Мне интересен театр, как форма лицедейства, как праздник. То, что называется — «играешь в охотку». Я не могу сказать, что я каждый спектакль хочу играть. Скорее даже нет, напротив, я все чаще и чаще не хочу играть... Но все равно, когда я играю, то никогда не вижу зрительного зала, не вижу, что за кулисами. Причем даже находясь на эстраде, я этого не вижу. Иначе я не впрыгну в предлагаемую игру.Но получение удовольствия от профессии — это уже минус. Ощущение того, что замечательно играешь, иногда мне мешает. О том хорошо сказано у Сэлинджера в «Над пропастью во ржи». Когда Холден Колфилд слушает пианиста и не может понять, что мешает полностью отдаться наслаждению его гениальной, грандиозной игрой. Потом он понял, что этот пианист сам знал, что он замечательно играет.
Плучек как-то мне сказал: «Ты слишком профессионален». Хорошо бы чего-то не уметь, а я вроде все умею.

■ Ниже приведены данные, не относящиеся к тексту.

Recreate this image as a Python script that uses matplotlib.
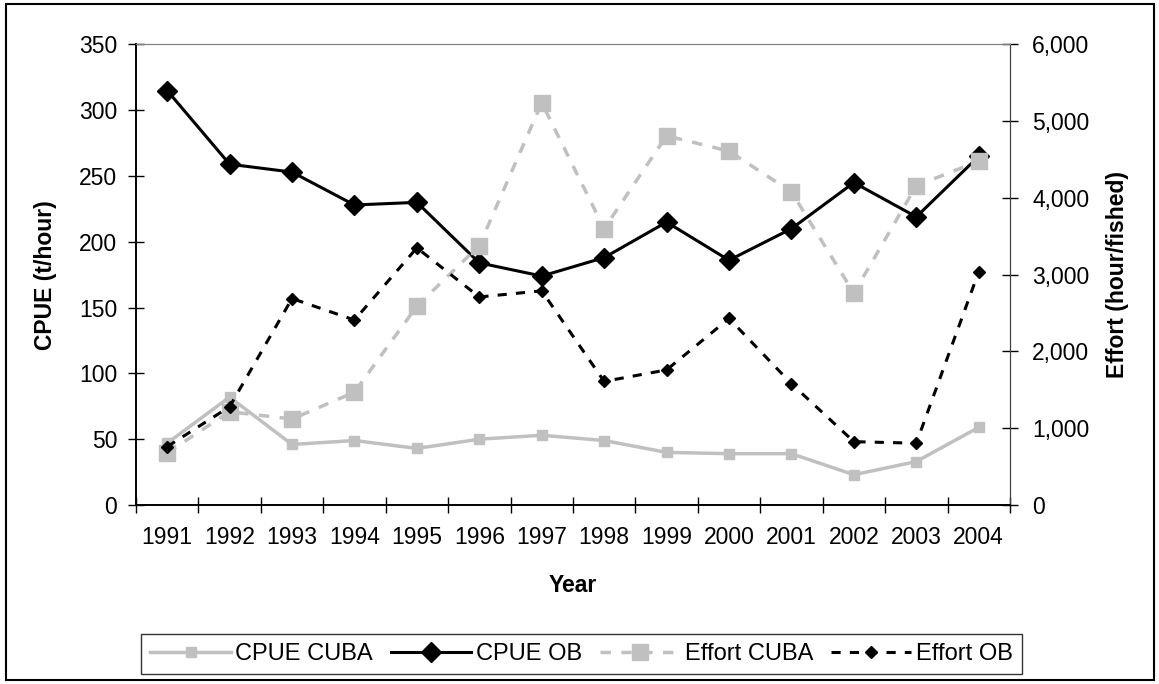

Конечно, это не совсем так. Но мне просто нравится все уметь, и вместе с тем это очень мешает. И тогда я уже начинаю раздражать.
В актере я ценю сочетание интеллекта и таланта.
Но я не очень люблю актеров-критиков на сцене, в которых все от ума. Когда я вижу назойливый, голый темперамент мысли, для меня тогда пропадает нечто живое.
Приходит профессионализм, проходит непосредственность, уходит естественность. Слово «мастерство» уже подменяет то, что подлинно. Что замечательно в великих артистах: мастерство в сочетании с детской наивной непосредственностью и верой.
И все-таки, если говорить о чем-то неосуществленном, то это яркое театрально-музыкальное действие. Это именно то, что жило во мне всегда. Когда я обращаюсь к каким-то песням, любым музыкальным выплескам, во мне просто говорит настоятельная в том потребность. Удастся или не удастся это осуществить, не знаю. Может быть, это так и останется за рамками моей жизни. Но даже, если и что-то успею сделать, то все равно это не будет в полной мере отвечать тому, чего я хочу, о чем мечтается.
Миронов А. Из бесед [Публикация Анны Гаврюшиной] // Театр. 1991. № 3.